The context for transformation poses two fundamental elements: people (staff and students) and the curriculum (that which is planned, developed, delivered, learned, assessed, researched, accredited). What is transformed through technology is the interaction between the two elements, focusing on the enhancement of the learning and teaching experience. This is in some ways a more subtle and complex outcome than any of the Pew Grant course redesign models, taking account of institutional differences (and a concern to maintain, enhance and proclaim those differences in a collaboration/ competition tension), and the value of human interaction between staff and students, among staff members, and among learners. The key message is that transformation is a complex business involving many factors and areas of organisational activity, and that institutions will accomplish similar goals by different paths.
This in turn begs questions about the extent to which the ELT Programme has been able to produce transferable models of transformation for others in the sector to adopt and adapt. The Pew Grant models are described in metaphorical terms (‘emporium’, ‘buffet’, ‘supplemental’ etc) which facilitates their interpretation and application in a variety of contexts.
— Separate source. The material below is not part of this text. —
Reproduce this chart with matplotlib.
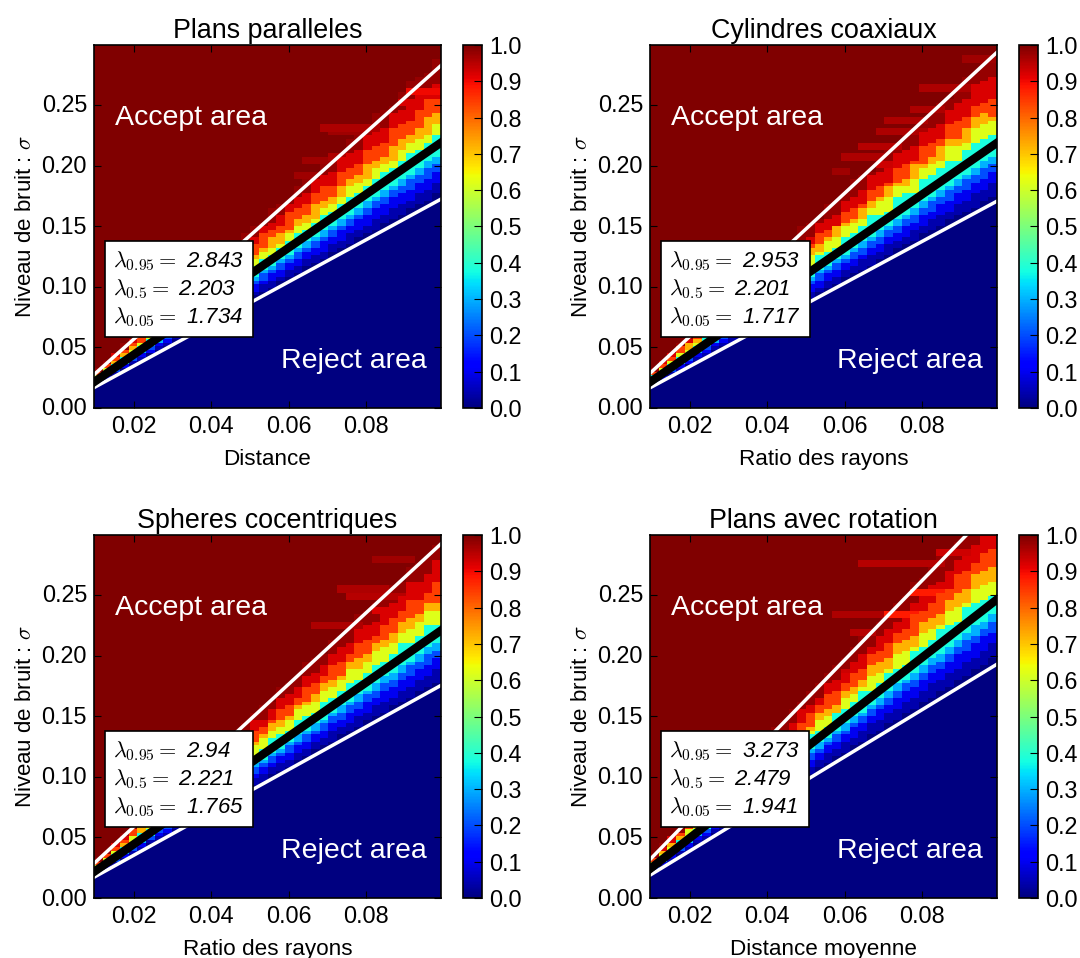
import numpy as np
import matplotlib
matplotlib.use('Agg')
import matplotlib.pyplot as plt
from matplotlib.transforms import ScaledTranslation

plt.rcParams['font.family'] = ['Liberation Sans', 'DejaVu Sans']
plt.rcParams['mathtext.fontset'] = 'cm'

titles = ['Plans paralleles', 'Cylindres coaxiaux', 'Spheres cocentriques', 'Plans avec rotation']
xlabels = ['Distance', 'Ratio des rayons', 'Ratio des rayons', 'Distance moyenne']

lambda_95 = [2.843, 2.953, 2.94, 3.273]
lambda_50 = [2.203, 2.201, 2.221, 2.479]
lambda_05 = [1.734, 1.717, 1.765, 1.941]
lambda_txt = [['2.843', '2.203', '1.734'], ['2.953', '2.201', '1.717'],
              ['2.94', '2.221', '1.765'], ['3.273', '2.479', '1.941']]

xticks = [0.02, 0.04, 0.06, 0.08]
yticks = [0.0, 0.05, 0.10, 0.15, 0.20, 0.25]
cticks = [0.0, 0.1, 0.2, 0.3, 0.4, 0.5, 0.6, 0.7, 0.8, 0.9, 1.0]

# acceptance level of each band, lists below give the sigma row (0.003 per row)
# where the band starts in each of the 40 columns
levels = [0.04, 0.10, 0.20, 0.30, 0.38, 0.62, 0.72, 0.84, 0.92, 0.98, 1.0]

rows_a = [
    [7,8,9,11,12,13,15,16,17,19,20,21,23,24,25,27,28,29,31,32,33,35,36,37,39,40,41,43,44,45,47,48,49,51,52,53,55,56,57,59],
    [7,8,10,11,13,14,15,17,18,20,21,22,24,25,27,28,29,31,32,34,35,36,38,39,41,42,43,45,46,48,49,50,52,53,55,56,57,59,60,62],
    [7,9,10,12,13,15,16,18,19,21,22,24,25,26,28,29,31,32,34,35,37,38,40,41,43,44,46,47,49,50,52,53,55,56,58,59,60,62,63,65],
    [8,9,11,12,14,15,17,18,20,21,23,24,26,27,29,30,32,34,35,37,38,40,41,43,44,46,47,49,50,52,53,55,57,58,60,61,63,64,66,67],
    [8,9,11,12,14,16,17,19,20,22,24,25,27,28,30,31,33,35,36,38,39,41,42,44,46,47,49,50,52,53,55,57,58,60,61,63,64,66,68,69],
    [8,10,12,14,15,17,19,20,22,24,25,27,29,31,32,34,36,37,39,41,42,44,46,48,49,51,53,54,56,58,59,61,63,65,66,68,70,71,73,75],
    [9,11,12,14,16,18,20,21,23,24,27,28,30,31,34,35,37,38,41,43,44,45,48,50,51,52,55,56,58,61,62,63,66,67,68,71,73,74,75,78],
    [9,11,13,15,17,18,20,22,25,26,27,30,31,33,36,37,38,41,42,44,47,48,49,52,53,56,57,58,61,63,64,67,68,69,72,74,75,77,80,81],
    [10,12,14,16,18,20,21,24,25,27,30,31,32,36,37,39,42,42,45,48,49,50,54,55,56,59,61,61,65,66,67,71,72,73,77,78,79,82,85,85],
    [10,12,15,16,19,20,23,25,28,29,31,34,35,37,40,41,43,46,47,50,51,53,56,58,59,63,64,65,69,70,71,75,76,77,81,82,83,87,88,89],
    [11,13,15,18,19,22,24,26,29,30,32,35,37,38,42,43,45,48,50,51,55,56,57,61,63,64,68,69,70,74,76,77,81,82,83,87,90,91,92,96],
]
rows_b = [
    [7,8,9,10,12,13,14,16,17,18,19,21,22,24,25,26,28,29,30,32,33,34,36,37,38,39,41,42,44,45,46,48,49,50,52,53,54,55,57,58],
    [7,8,10,11,12,14,15,17,18,20,21,22,24,25,27,28,29,31,32,33,35,36,38,39,41,42,43,45,46,47,49,50,52,53,54,56,57,59,60,62],
    [7,9,10,12,13,15,16,18,19,20,22,23,25,26,28,29,31,32,34,35,37,38,40,41,42,44,45,47,48,50,51,53,54,56,57,59,60,62,63,65],
    [8,9,11,12,14,15,17,18,20,21,23,24,26,27,29,30,32,34,35,37,38,40,41,43,44,46,47,49,50,52,53,55,57,58,60,61,63,64,66,67],
    [8,9,11,12,14,16,17,19,20,22,24,25,27,28,30,31,33,35,36,38,39,41,42,44,46,47,49,50,52,53,55,57,58,60,61,63,64,66,68,69],
    [9,10,12,14,15,17,20,21,22,24,27,27,29,32,33,33,37,38,39,42,43,44,47,48,50,53,53,54,58,59,59,63,64,66,68,68,71,73,74,75],
    [9,11,13,15,16,18,21,22,24,26,27,30,31,33,36,36,38,41,42,43,46,47,50,51,52,55,57,58,61,61,63,66,67,68,72,72,73,77,78,79],
    [9,11,13,15,18,19,21,23,25,26,28,31,32,33,37,37,40,41,44,45,47,50,51,52,55,57,58,61,62,63,67,67,69,72,74,74,77,80,81,80],
    [10,12,14,17,18,20,23,23,26,27,30,31,33,36,37,39,42,43,45,48,49,50,54,55,56,60,61,62,66,67,68,72,73,74,78,79,80,83,84,85],
    [10,13,15,17,19,22,23,25,28,29,32,33,35,39,40,41,45,46,47,51,52,53,57,58,60,64,65,66,70,71,72,76,77,78,82,84,85,89,90,91],
    [11,13,15,18,20,23,24,26,30,31,33,36,37,39,43,44,46,50,51,52,56,57,59,63,64,65,69,71,72,76,77,79,83,84,85,89,91,92,96,97],
]
rows_c = [
    [7,8,9,11,12,13,15,16,17,19,20,22,23,24,26,27,28,30,31,32,34,35,36,38,39,41,42,43,45,46,47,49,50,51,53,54,55,57,58,59],
    [7,8,10,11,13,14,16,17,18,20,21,23,24,26,27,28,30,31,33,34,36,37,38,40,41,43,44,46,47,48,50,51,53,54,55,57,58,60,61,63],
    [7,9,10,12,13,15,16,18,19,21,22,24,25,27,28,30,31,33,34,36,37,39,40,42,43,45,46,48,49,51,52,54,55,57,58,60,61,63,64,66],
    [8,9,11,12,14,15,17,19,20,22,23,25,26,28,29,31,32,34,36,37,39,40,42,43,45,46,48,50,51,53,54,56,57,59,60,62,64,65,67,68],
    [8,9,11,13,14,16,17,19,21,22,24,25,27,29,30,32,33,35,37,38,40,41,43,45,46,48,49,51,53,54,56,57,59,61,62,64,65,67,69,70],
    [8,10,12,14,15,18,19,21,23,24,26,28,29,31,34,34,36,39,39,41,44,45,46,49,50,51,54,55,57,59,60,62,64,65,67,70,70,72,75,75],
    [9,11,13,14,17,18,20,22,25,25,27,30,31,33,36,36,38,41,42,44,46,47,49,52,53,54,57,58,60,63,63,65,68,69,70,73,74,76,79,79],
    [9,11,13,15,17,20,21,22,25,26,28,31,32,34,36,38,39,42,43,45,48,49,50,53,54,56,59,60,61,65,66,67,70,71,73,76,77,78,81,81],
    [10,12,14,16,19,20,22,24,26,27,30,31,34,35,37,40,41,43,46,47,49,52,53,55,58,59,61,64,65,67,70,71,72,75,77,79,82,82,84,87],
    [10,12,15,17,19,21,24,25,27,30,31,33,36,37,39,42,43,45,49,49,52,55,56,58,61,62,64,67,69,70,74,75,76,80,81,83,87,87,89,93],
    [11,13,15,18,20,22,25,26,28,32,33,35,38,39,41,45,46,48,51,53,54,58,59,61,65,66,67,71,72,74,78,79,81,84,86,87,91,92,94,97],
]
rows_d = [
    [7,9,10,12,13,15,16,18,19,21,22,24,25,27,28,30,31,33,34,36,37,39,40,42,43,45,46,48,49,51,52,54,55,57,58,60,61,63,64,66],
    [8,9,11,13,14,16,17,19,21,22,24,25,27,29,30,32,33,35,36,38,40,41,43,44,46,48,49,51,52,54,55,57,59,60,62,63,65,66,68,70],
    [8,10,12,13,15,17,18,20,22,23,25,27,28,30,32,33,35,37,38,40,42,43,45,47,48,50,52,53,55,57,58,60,62,63,65,67,68,70,72,73],
    [9,10,12,14,15,17,19,21,22,24,26,27,29,31,33,34,36,38,40,41,43,45,46,48,50,52,53,55,57,59,60,62,64,65,67,69,71,72,74,76],
    [9,11,12,14,16,18,19,21,23,25,27,28,30,32,34,35,37,39,41,43,44,46,48,50,51,53,55,57,59,60,62,64,66,67,69,71,73,75,76,78],
    [9,11,13,16,17,19,22,23,25,28,29,31,34,34,36,39,40,42,45,46,47,51,52,54,57,57,59,62,63,64,68,69,71,74,75,76,80,81,82,83],
    [10,12,14,16,19,20,22,25,26,28,31,32,34,37,38,40,43,44,46,49,50,51,55,56,58,61,62,63,67,68,69,73,74,75,79,80,81,85,86,87],
    [10,13,15,17,19,22,23,25,28,29,32,33,35,39,40,41,45,46,47,51,52,53,57,58,60,64,65,66,70,71,72,76,77,78,82,84,85,89,90,91],
    [11,13,15,18,20,23,24,26,29,31,34,35,37,40,42,45,46,48,51,53,56,57,59,62,63,67,68,70,73,74,78,79,81,84,85,89,90,92,95,96],
    [11,14,17,18,21,24,25,28,31,32,35,38,39,42,45,46,48,52,53,55,59,60,62,65,67,69,72,74,76,79,81,83,86,87,90,93,94,97,100,100],
    [12,15,17,19,22,24,27,29,32,34,37,39,42,44,47,49,52,54,57,59,62,64,66,69,72,73,76,79,81,83,87,88,91,94,95,98,100,100,100,100],
]
panel_rows = [rows_a, rows_b, rows_c, rows_d]

# horizontal streaks seen in the noisy part: sigma, x from, x to, level
streaks_a = [[0.229, 0.0694, 0.0817, 0.96], [0.226, 0.0720, 0.0800, 0.97], [0.207, 0.0715, 0.0860, 0.96],
             [0.202, 0.0640, 0.0715, 0.97], [0.191, 0.0620, 0.0670, 0.97], [0.261, 0.0925, 0.0980, 0.90],
             [0.252, 0.0890, 0.0980, 0.92]]
streaks_b = [[0.287, 0.0925, 0.0985, 0.97], [0.262, 0.0805, 0.0908, 0.96], [0.244, 0.0770, 0.0855, 0.96],
             [0.235, 0.0720, 0.0810, 0.96], [0.226, 0.0700, 0.0830, 0.96], [0.216, 0.0655, 0.0745, 0.95],
             [0.207, 0.0603, 0.0695, 0.96], [0.199, 0.0700, 0.0780, 0.93], [0.194, 0.0585, 0.0612, 0.97]]
streaks_c = [[0.278, 0.0827, 0.0920, 0.97], [0.254, 0.0725, 0.0843, 0.96], [0.248, 0.0758, 0.0905, 0.95],
             [0.236, 0.0827, 0.0960, 0.92], [0.2235, 0.0675, 0.0776, 0.96], [0.196, 0.0725, 0.0800, 0.92]]
streaks_d = [[0.275, 0.0655, 0.0838, 0.95], [0.2335, 0.0572, 0.0727, 0.96], [0.232, 0.0710, 0.0850, 0.88],
             [0.217, 0.0630, 0.0680, 0.95], [0.250, 0.0787, 0.0915, 0.88], [0.285, 0.0856, 0.0967, 0.93],
             [0.186, 0.0606, 0.0667, 0.93], [0.203, 0.0667, 0.0720, 0.92]]
panel_streaks = [streaks_a, streaks_b, streaks_c, streaks_d]

n_cols = 40
n_rows = 100
x_edges = np.linspace(0.0097, 0.0994, n_cols + 1)
y_edges = np.linspace(0, 0.3, n_rows + 1)

W, H = 1080, 958
fig = plt.figure(figsize=(W / 100, H / 100), dpi=100)
up = ScaledTranslation(0, 1.5 / 100, fig.dpi_scale_trans)

ax_left = [94, 650, 94, 650]
ax_top = [45, 45, 535, 535]
ax_w, ax_h = 347, 363

for i in range(4):
    ax = fig.add_axes([ax_left[i] / W, 1 - (ax_top[i] + ax_h) / H, ax_w / W, ax_h / H])

    z = np.zeros((n_rows, n_cols))
    for level, band in zip(levels, panel_rows[i]):
        for col in range(n_cols):
            z[band[col]:, col] = level
    for sig, x0, x1, level in panel_streaks[i]:
        row = np.searchsorted(y_edges, sig) - 1
        c0 = np.searchsorted(x_edges, x0) - 1
        c1 = np.searchsorted(x_edges, x1)
        z[row:row + 2, c0:c1] = np.minimum(z[row:row + 2, c0:c1], level)
    mesh = ax.pcolormesh(x_edges, y_edges, z, cmap='jet', vmin=0, vmax=1)

    xl = np.array([0.0097, 0.0994])
    ax.plot(xl, lambda_95[i] * xl, color='white', lw=2.5)
    ax.plot(xl, lambda_05[i] * xl, color='white', lw=2.5)
    ax.plot(xl, lambda_50[i] * xl, color='black', lw=6)

    ax.set_xlim(0.0097, 0.0994)
    ax.set_ylim(0, 0.2995)
    ax.set_xticks(xticks)
    ax.set_xticklabels(['0.02', '0.04', '0.06', '0.08'])
    ax.set_yticks(yticks)
    ax.set_yticklabels(['0.00', '0.05', '0.10', '0.15', '0.20', '0.25'])
    ax.tick_params(direction='in', length=5, width=0.8, top=True, right=True, labelsize=16.8, pad=5)
    for lab in ax.get_yticklabels():
        lab.set_transform(lab.get_transform() + up)
    for s in ax.spines.values():
        s.set_linewidth(1.2)

    ax.set_title(titles[i], fontsize=19.4, pad=5)
    ax.set_xlabel(xlabels[i], fontsize=16.2, labelpad=8)
    ax.set_ylabel('Niveau de bruit : $\\sigma$', fontsize=16, labelpad=4)

    ax.text(0.28, 0.799, 'Accept area', color='white', fontsize=20.5, ha='center', va='center', transform=ax.transAxes)
    ax.text(0.748, 0.130, 'Reject area', color='white', fontsize=20.5, ha='center', va='center', transform=ax.transAxes)

    t = lambda_txt[i]
    label = '$\\lambda_{0.95} =$ %s\n$\\lambda_{0.5} =$ %s\n$\\lambda_{0.05} =$ %s' % (t[0], t[1], t[2])
    ax.text(0.056, 0.327, label, fontsize=16, style='italic', ha='left', va='center',
            transform=ax.transAxes, linespacing=1.22,
            bbox=dict(facecolor='white', edgecolor='black', linewidth=1.2, boxstyle='square,pad=0.38'))

    cax = fig.add_axes([(ax_left[i] + 369) / W, 1 - (ax_top[i] + ax_h) / H, 19 / W, ax_h / H])
    cb = fig.colorbar(mesh, cax=cax)
    cb.set_ticks(cticks)
    cb.ax.tick_params(direction='in', length=6, width=0.8, labelsize=16.8, pad=5)
    cb.outline.set_linewidth(1.2)

fig.savefig('out.png', dpi=100)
The ‘models of transformation’ which have been discussed in the context of the ELT programme (‘transforming academic practice’, ‘transforming the curriculum offer’) are general processes, not transferable models. Each of the projects has its own set of experiences from which models could be abstracted, but the Programme as a whole is too large and diffuse for sense-making in terms of models that can be transferred directly from one context to another. What has been developed by the projects, however, are approaches (or ‘ways in’) to transformational change by changing institutional culture and practice through the adoption and adaptation of sets of ideas and principles. These approaches are illustrated by practical case studies, underpinned by resources, and confirmed by evidence of benefit.
The paper also raises some interesting points about support models for large-scale innovation programmes in the further and higher education sectors. A relatively sophisticated support model was developed by the EDSuT for the Academy’s Pathfinder Programme, involving clusters of projects operating a ‘CAMEL-type’ model of institutional visits for peer support and sharing, supported and facilitated by an expert ‘critical friend’. Seven clusters of four institutions were formed, based on a number of criteria including institutional type, shared focus of activity, geographical location, previous history of collaboration and expressed desire to work together. In practice it was not possible to apply all matching criteria at all times and some institutions were initially puzzled by – and some even hostile to – their cluster allocation and critical friend. However, in time the response from institutions to this support model has been almost entirely positive. The clusters have developed collaborative relationships for innovation development and research that will be sustained beyond the funded phase of Pathfinder. The Programme has presented opportunities for an enhanced understanding of the many-faceted role of the critical friend in a variety of contexts, and refining and developing the model to offer transferable and scalable institutional and programme-level support for strategic change.